Liverpool Biennial 2010: Jason Jones's Between Presence and Absence in John Lewis at Liverpool One.

John Lewis at Liverpool One

Art The new John Lewis is departmentally confusing. It's not always obvious which sale person works within which product area, or for that matter where on product area ends and another begins. So when I approached some staff members asking about Jason Jones's exhibition, which is advertised as being in the furniture department neither had a clue what I was talking about. Then, as they took me to the actual furniture department, it became apparent I had, at first, been standing in soft furnishings.

My confusion was also due to expecting a fairly typical exhibition space on the shop floor when, as the manager then went on to explain (because it's not clear from the information leaflets dotted about the shop) that Jason Jason's works are in small picture frames and arranged carefully about the surfaces of tables and sideboards and bookcases within the department, almost imperceptibly because they're largely indistinguishable from the interior design highlights John Lewis has in stock.

That's not meant as a backhanded criticism, because in the explanation, Jones implies that in displaying the images, inkjet prints on Hahnemuhle paper, within this setting he was keen to remove the pictures from the preconceived notions that might be imposed on them by appearing in an art gallery space (Jones is currently the curator/manager of the Cornerstone Gallery so will have experienced this first hand) and that he wanted them to be discovered by people who might not necessarily have been expecting to greet an artwork in this context.

Between Presence and Absence, then, is a series of untitled images of furniture from a range of periods (though in the post-modern age, design periods are dropped one on top of the other of course) isolated in various spaces always with the impression that man (or woman) was here and may return. With their muted colours and disarray they're not unlike the shots of a city in the aftermath of disaster, man made or otherwise. What is the meaning of a chair if it's not going to utilised?

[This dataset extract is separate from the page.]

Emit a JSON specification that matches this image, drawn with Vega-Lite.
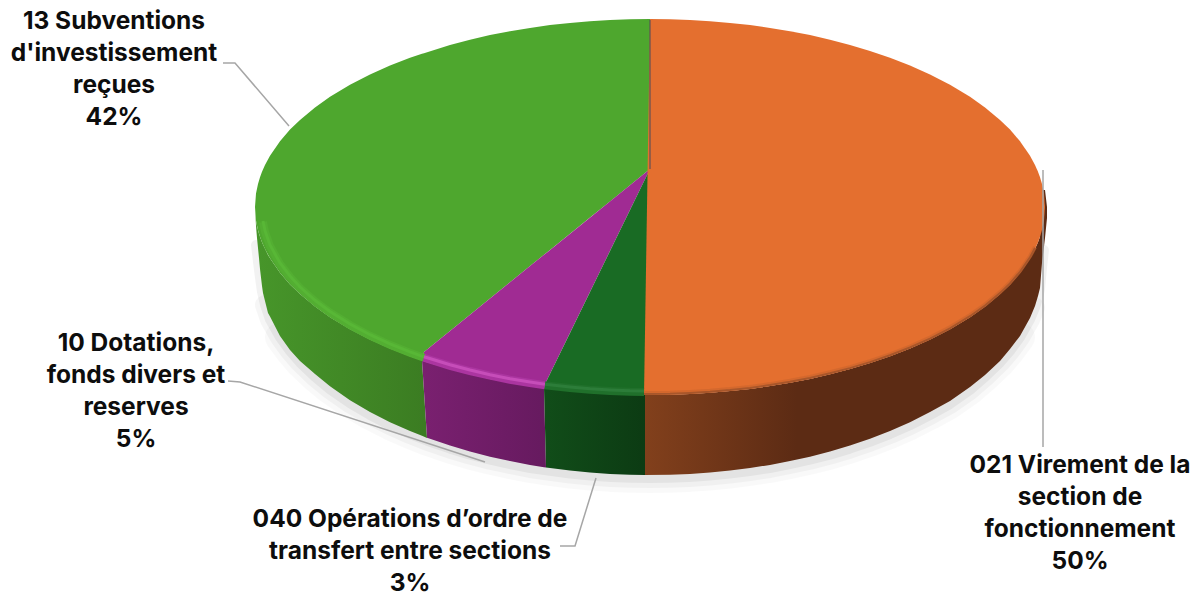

After viewing as many as I could find, I asked the sales assistants if any of their regular customers had tried to buy them. After eventually convincing them that I wasn't asking if I could buy them (the condusion, perhaps, because they've not used to having something this tangible in the department that doesn't have a barcode) they told me no, not that they knew of, none have turned up at the till. Just this once there isn't a direct correlation between art and commerce.